▶ **Stored data**
<<<<
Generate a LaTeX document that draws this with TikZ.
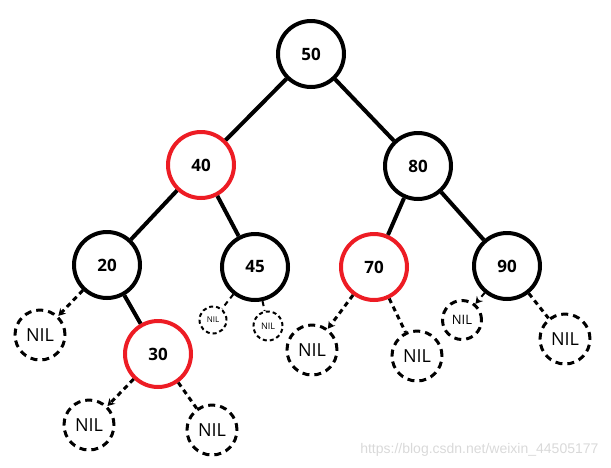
\documentclass[tikz,border=0pt]{standalone}
\usepackage{fontspec}
\setmainfont{Open Sans}
\newfontfamily\wmfont{Liberation Sans}
\usetikzlibrary{arrows.meta}
\definecolor{paintred}{RGB}{237,28,36}
\tikzset{
	key/.style={circle, draw=black, line width=4pt, minimum size=66pt, inner sep=0pt, font=\bfseries\fontsize{17}{17}\selectfont},
	redkey/.style={key, draw=paintred},
	nil/.style={circle, draw=black, line width=3pt, dash pattern=on 7pt off 5pt, minimum size=50pt, inner sep=0pt, font=\fontsize{18}{18}\selectfont},
	branch/.style={line width=4pt},
	nilbranch/.style={line width=3pt, dash pattern=on 5pt off 4pt},
	niltip/.style={nilbranch, -{Stealth[length=7pt,width=8pt]}}
}
\begin{document}
\begin{tikzpicture}[x=1pt,y=-1pt]
	\useasboundingbox (0,0) rectangle (611,467);
	% keys
	\node[key] (n50) at (311,54) {50};
	\node[redkey] (n40) at (201,165) {40};
	\node[key] (n80) at (418,166) {80};
	\node[key] (n20) at (107,265) {20};
	\node[key] (n45) at (255,267) {45};
	\node[redkey] (n70) at (374,267) {70};
	\node[key] (n90) at (507,266) {90};
	\node[redkey] (n30) at (158,354) {30};
	% leaves
	\node[nil] (nil20) at (40,335) {NIL};
	\node[nil] (nil30l) at (89,425) {NIL};
	\node[nil] (nil30r) at (212,430) {NIL};
	\node[nil, minimum size=27pt, line width=2pt, dash pattern=on 4pt off 3pt, font=\fontsize{8}{8}\selectfont] (nil45l) at (213,320) {NIL};
	\node[nil, minimum size=29pt, line width=2pt, dash pattern=on 4pt off 3pt, font=\fontsize{9}{9}\selectfont] (nil45r) at (268,326) {NIL};
	\node[nil] (nil70l) at (312,350) {NIL};
	\node[nil] (nil70r) at (417,356) {NIL};
	\node[nil, minimum size=39pt, font=\fontsize{13}{13}\selectfont] (nil90l) at (462,320) {NIL};
	\node[nil] (nil90r) at (565,339) {NIL};
	% branches
	\draw[branch] (n50) -- (n40);
	\draw[branch] (n50) -- (n80);
	\draw[branch] (n40) -- (n20);
	\draw[branch] (n40) -- (n45);
	\draw[branch] (n80) -- (n70);
	\draw[branch] (n80) -- (n90);
	\draw[branch] (n20) -- (n30);
	\draw[niltip] (n20) -- (nil20);
	\draw[niltip] (n30) -- (nil30l);
	\draw[nilbranch] (n30) -- (nil30r);
	\draw[nilbranch, line width=2pt] (n45) -- (nil45l);
	\draw[nilbranch, line width=2pt] (n45) -- (nil45r);
	\draw[niltip] (n70) -- (nil70l);
	\draw[nilbranch] (n70) -- (nil70r);
	\draw[niltip, line width=2pt] (n90) -- (nil90l);
	\draw[nilbranch] (n90) -- (nil90r);
	% watermark
	\node[anchor=east, text=black!15, font=\wmfont\fontsize{14}{14}\selectfont] (mark) at (602,450) {https://blog.csdn.net/weixin\_44505177};
\end{tikzpicture}
\end{document}
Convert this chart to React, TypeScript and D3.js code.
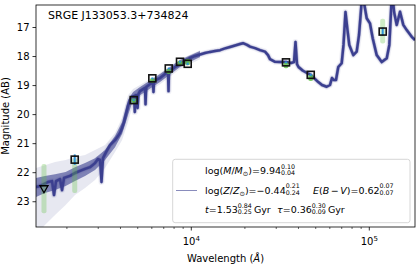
import React from 'react';
import * as d3 from 'd3';

// median model spectrum (observed wavelength in Angstrom, AB mag)
const specWave = [1341, 1413, 1487, 1566, 1650, 1693, 1738, 1830, 1878, 1927, 2082, 2221, 2370, 2529, 2697, 2877, 2991, 3070, 3130, 3191, 3318, 3494, 3727, 3875, 3977, 4081, 4188, 4298, 4410, 4526, 4645, 4766, 4816, 4866, 4954, 4993, 5045, 5150, 5495, 5531, 5580, 5861, 6092, 6131, 6171, 6501, 6672, 7116, 7398, 7446, 7494, 7591, 8099, 8641, 9218, 9833, 10490, 11192, 11940, 12738, 13589, 14497, 15466, 16500, 17603, 18778, 19520, 20555, 21370, 22800, 24322, 25942, 26972, 27677, 29527, 31500, 34041, 36316, 37757, 38494, 39247, 40016, 42413, 47037, 51489, 54227, 57617, 60127, 61700, 63320, 64980, 66940, 69950, 71610, 73490, 75410, 77180, 81290, 84950, 87520, 90640, 92770, 96690, 100900, 104500, 110040, 117430, 125300, 129570, 133300, 135900, 137700, 142570, 148800, 155240, 162280, 173100, 180600];
const specMag = [22.49, 22.46, 22.39, 22.32, 22.29, 22.77, 22.29, 22.22, 22.6, 22.18, 22.11, 22.01, 21.94, 21.87, 21.81, 21.67, 21.53, 21.56, 22.32, 21.5, 21.29, 21.05, 20.88, 20.74, 20.63, 20.46, 20.26, 19.98, 19.7, 19.5, 19.39, 19.36, 19.91, 19.33, 19.33, 19.77, 19.29, 19.19, 19.08, 19.64, 19.05, 18.95, 18.88, 19.22, 18.84, 18.77, 18.74, 18.6, 18.55, 19.19, 18.52, 18.5, 18.36, 18.26, 18.15, 18.05, 17.98, 17.93, 17.88, 17.84, 17.81, 17.78, 17.72, 17.67, 17.62, 17.57, 17.54, 17.6, 17.66, 17.71, 17.78, 17.83, 17.95, 18.09, 18.18, 18.19, 18.19, 18.22, 18.19, 17.5, 18.26, 18.36, 18.49, 18.64, 18.87, 18.98, 19.04, 18.98, 18.74, 18.81, 18.81, 18.36, 18.23, 17.6, 16.47, 17.09, 17.6, 17.95, 17.83, 17.26, 16.1, 16.05, 16.68, 16.86, 17.37, 17.95, 18.19, 18.06, 17.6, 16.1, 16.05, 16.46, 16.91, 16.46, 16.91, 17.09, 17.32, 17.43];

// spread of the posterior spectra (UV / optical)
const bandWave = [1341, 1505, 1715, 1967, 2221, 2529, 2877, 3275, 3727, 4081, 4410, 4706, 5150, 6672, 8641, 11192];
const bandOuterHi = [21.84, 21.74, 21.63, 21.56, 21.46, 21.39, 21.22, 21.05, 20.63, 20.12, 19.33, 19.12, 18.98, 18.57, 18.09, 17.78];
const bandInnerHi = [22.18, 22.11, 22.05, 21.98, 21.81, 21.67, 21.5, 21.22, 20.74, 20.26, 19.5, 19.22, 19.05, 18.6, 18.12, 17.81];
const bandInnerLo = [22.84, 22.7, 22.6, 22.46, 22.29, 22.11, 21.91, 21.56, 21.12, 20.67, 20.01, 19.5, 19.33, 18.88, 18.36, 18.02];
const bandOuterLo = [24.15, 23.8, 23.46, 23.11, 22.77, 22.53, 22.25, 21.84, 21.29, 20.88, 20.26, 19.64, 19.39, 18.95, 18.43, 18.09];

// photometry
const photBand = ['FUV', 'NUV', 'g', 'r', 'i', 'z', 'y', 'W1', 'W2', 'W3'];
const photWave = [1487, 2213, 4747, 6040, 7470, 8641, 9545, 34040, 46880, 118900];
const photMag = [22.57, 21.55, 19.5, 18.75, 18.41, 18.18, 18.25, 18.2, 18.63, 17.14];
const photErr = [0, 0.18, 0.03, 0.03, 0.03, 0.03, 0.04, 0.03, 0.04, 0.14];
const photUpper = [true, false, false, false, false, false, false, false, false, false];
const modelHi = [21.7, 21.5, 19.44, 18.74, 18.42, 18.14, 18.08, 18.2, 18.62, 16.7];
const modelLo = [23.4, 22.7, 19.6, 18.9, 18.6, 18.32, 18.3, 18.4, 18.84, 17.55];

const yTicks = [17, 18, 19, 20, 21, 22, 23];
const xMajor = [1e4, 1e5];

const navy = '#3b3f8f';
const font = 'DejaVu Sans, sans-serif';
const fs = 9.5;
const ss = 6.3;
const ssw = 2.226 * ss; // width of a "0.00" script

function Scripts(props: { sup: string; sub: string; after?: string }) {
  return (
    <>
      <tspan fontSize={ss} dy={-5.5}>{props.sup}</tspan>
      <tspan fontSize={ss} dx={-ssw} dy={6.5}>{props.sub}</tspan>
      {props.after ? <tspan dx={2} dy={-1}>{props.after}</tspan> : null}
    </>
  );
}

export default function App() {
  const x = d3.scaleLog().domain([1341, 180600]).range([36, 415]);
  const y = d3.scaleLinear().domain([16.225, 23.87]).range([5, 227]);
  const [x0, x1] = x.range();
  const [y0, y1] = y.range();

  const spec = specWave.map((w, i) => [w, specMag[i]] as [number, number]);
  const line = d3.line<[number, number]>().x(d => x(d[0])).y(d => y(d[1]));
  const specPath = line(spec) || '';

  const area = (hi: number[], lo: number[]) =>
    d3.area<number>()
      .x((_, i) => x(bandWave[i]))
      .y0((_, i) => y(lo[i]))
      .y1((_, i) => y(hi[i]))(bandWave) || '';

  const minor = x.ticks().filter(t => !xMajor.includes(t) && t > 1341 && t < 180600);

  return (
    <svg width={417} height={273} style={{ position: 'absolute', left: 0, top: 0 }} fontFamily={font}>
      <defs>
        <clipPath id="plot">
          <rect x={x0} y={y0} width={x1 - x0} height={y1 - y0} />
        </clipPath>
      </defs>
      <rect width={417} height={273} fill="#fff" />

      <g clipPath="url(#plot)">
        <path d={area(bandOuterHi, bandOuterLo)} fill={navy} opacity={0.12} />
        <path d={area(bandInnerHi, bandInnerLo)} fill={navy} opacity={0.6} />
        <path d={specPath} fill="none" stroke={navy} strokeWidth={6} opacity={0.08} strokeLinejoin="round" />
        <path d={specPath} fill="none" stroke={navy} strokeWidth={3.6} opacity={0.35} strokeLinejoin="round" />
        <path d={specPath} fill="none" stroke={navy} strokeWidth={2.5} opacity={1} strokeLinejoin="round" />

        {photWave.map((w, i) => {
          const wide = modelLo[i] - modelHi[i] > 0.5;
          return (
            <rect key={'m' + i} x={x(w) - 2.5} width={5} y={y(modelHi[i])}
              height={y(modelLo[i]) - y(modelHi[i])} rx={2}
              fill="#5fc143" opacity={wide ? 0.3 : 0.8} />
          );
        })}

        {photWave.map((w, i) => photErr[i] > 0 ? (
          <line key={'e' + i} x1={x(w)} x2={x(w)} y1={y(photMag[i] - photErr[i])} y2={y(photMag[i] + photErr[i])}
            stroke="#2c93d8" strokeWidth={2} />
        ) : null)}

        {photWave.map((w, i) => {
          const cx = x(w), cy = y(photMag[i]);
          if (photUpper[i]) {
            return <path key={'p' + i} d={`M${cx - 4},${cy - 3.5}L${cx + 4},${cy - 3.5}L${cx},${cy + 3.5}Z`}
              fill="none" stroke="#000" strokeWidth={1.3} />;
          }
          return <rect key={'p' + i} x={cx - 3.5} y={cy - 3.5} width={7} height={7}
            fill="none" stroke="#111" strokeWidth={1.6} />;
        })}
      </g>

      {/* axes */}
      <rect x={x0} y={y0} width={x1 - x0} height={y1 - y0} fill="none" stroke="#000" strokeWidth={0.8} />
      {yTicks.map(t => (
        <g key={'y' + t}>
          <line x1={x0 - 3.5} x2={x0} y1={y(t)} y2={y(t)} stroke="#000" strokeWidth={0.8} />
          <text x={x0 - 6.5} y={y(t) + 3.6} fontSize={10} textAnchor="end">{t}</text>
        </g>
      ))}
      {xMajor.map(t => (
        <g key={'x' + t}>
          <line x1={x(t)} x2={x(t)} y1={y1} y2={y1 + 3.5} stroke="#000" strokeWidth={0.8} />
          <text x={x(t)} y={245} fontSize={10} textAnchor="middle">
            10<tspan fontSize={7} dy={-4}>{Math.round(Math.log10(t))}</tspan>
          </text>
        </g>
      ))}
      {minor.map(t => (
        <line key={'n' + t} x1={x(t)} x2={x(t)} y1={y1} y2={y1 + 2} stroke="#000" strokeWidth={0.6} />
      ))}
      <text x={(x0 + x1) / 2} y={262} fontSize={10} textAnchor="middle">Wavelength (<tspan fontStyle="italic">Å</tspan>)</text>
      <text transform={`translate(9,${(y0 + y1) / 2}) rotate(-90)`} fontSize={10} textAnchor="middle">Magnitude (AB)</text>

      <text x={48} y={19} fontSize={11}>SRGE J133053.3+734824</text>

      {/* legend */}
      <rect x={172.7} y={159.3} width={237.3} height={63.4} rx={2.5} fill="#fff" fillOpacity={0.8} stroke="#cccccc" strokeWidth={0.8} />
      <line x1={176} x2={197} y1={190.5} y2={190.5} stroke={navy} strokeOpacity={0.6} strokeWidth={1} />
      <g fontSize={fs}>
        <text x={205} y={174}>
          log(<tspan fontStyle="italic">M</tspan>/<tspan fontStyle="italic">M</tspan><tspan fontSize={6.5} dy={2}>⊙</tspan><tspan dy={-2}>)=9.94</tspan>
          <Scripts sup="0.10" sub="0.04" />
        </text>
        <text x={205} y={193.5}>
          log(<tspan fontStyle="italic">Z</tspan>/<tspan fontStyle="italic">Z</tspan><tspan fontSize={6.5} dy={2}>⊙</tspan><tspan dy={-2}>)=−0.44</tspan>
          <Scripts sup="0.21" sub="0.24" />
        </text>
        <text x={313} y={193.5}>
          <tspan fontStyle="italic">E</tspan>(<tspan fontStyle="italic">B</tspan><tspan dx={1.5}>−</tspan><tspan dx={1.5} fontStyle="italic">V</tspan>)=0.62
          <Scripts sup="0.07" sub="0.07" />
        </text>
        <text x={205} y={213}>
          <tspan fontStyle="italic">t</tspan>=1.53
          <Scripts sup="0.84" sub="0.25" after="Gyr" />
        </text>
        <text x={277} y={213}>
          <tspan fontStyle="italic">τ</tspan>=0.36
          <Scripts sup="0.30" sub="0.09" after="Gyr" />
        </text>
      </g>
    </svg>
  );
}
>>>>
▶ **AIM**
Give back, unchanged, each line from the one containing "Convert this chart" through the one containing "17.09, 17.32, 17.43];". Pictures are to be left out.

▶ **ANSWER BELOW**
Convert this chart to React, TypeScript and D3.js code.
import React from 'react';
import * as d3 from 'd3';

// median model spectrum (observed wavelength in Angstrom, AB mag)
const specWave = [1341, 1413, 1487, 1566, 1650, 1693, 1738, 1830, 1878, 1927, 2082, 2221, 2370, 2529, 2697, 2877, 2991, 3070, 3130, 3191, 3318, 3494, 3727, 3875, 3977, 4081, 4188, 4298, 4410, 4526, 4645, 4766, 4816, 4866, 4954, 4993, 5045, 5150, 5495, 5531, 5580, 5861, 6092, 6131, 6171, 6501, 6672, 7116, 7398, 7446, 7494, 7591, 8099, 8641, 9218, 9833, 10490, 11192, 11940, 12738, 13589, 14497, 15466, 16500, 17603, 18778, 19520, 20555, 21370, 22800, 24322, 25942, 26972, 27677, 29527, 31500, 34041, 36316, 37757, 38494, 39247, 40016, 42413, 47037, 51489, 54227, 57617, 60127, 61700, 63320, 64980, 66940, 69950, 71610, 73490, 75410, 77180, 81290, 84950, 87520, 90640, 92770, 96690, 100900, 104500, 110040, 117430, 125300, 129570, 133300, 135900, 137700, 142570, 148800, 155240, 162280, 173100, 180600];
const specMag = [22.49, 22.46, 22.39, 22.32, 22.29, 22.77, 22.29, 22.22, 22.6, 22.18, 22.11, 22.01, 21.94, 21.87, 21.81, 21.67, 21.53, 21.56, 22.32, 21.5, 21.29, 21.05, 20.88, 20.74, 20.63, 20.46, 20.26, 19.98, 19.7, 19.5, 19.39, 19.36, 19.91, 19.33, 19.33, 19.77, 19.29, 19.19, 19.08, 19.64, 19.05, 18.95, 18.88, 19.22, 18.84, 18.77, 18.74, 18.6, 18.55, 19.19, 18.52, 18.5, 18.36, 18.26, 18.15, 18.05, 17.98, 17.93, 17.88, 17.84, 17.81, 17.78, 17.72, 17.67, 17.62, 17.57, 17.54, 17.6, 17.66, 17.71, 17.78, 17.83, 17.95, 18.09, 18.18, 18.19, 18.19, 18.22, 18.19, 17.5, 18.26, 18.36, 18.49, 18.64, 18.87, 18.98, 19.04, 18.98, 18.74, 18.81, 18.81, 18.36, 18.23, 17.6, 16.47, 17.09, 17.6, 17.95, 17.83, 17.26, 16.1, 16.05, 16.68, 16.86, 17.37, 17.95, 18.19, 18.06, 17.6, 16.1, 16.05, 16.46, 16.91, 16.46, 16.91, 17.09, 17.32, 17.43];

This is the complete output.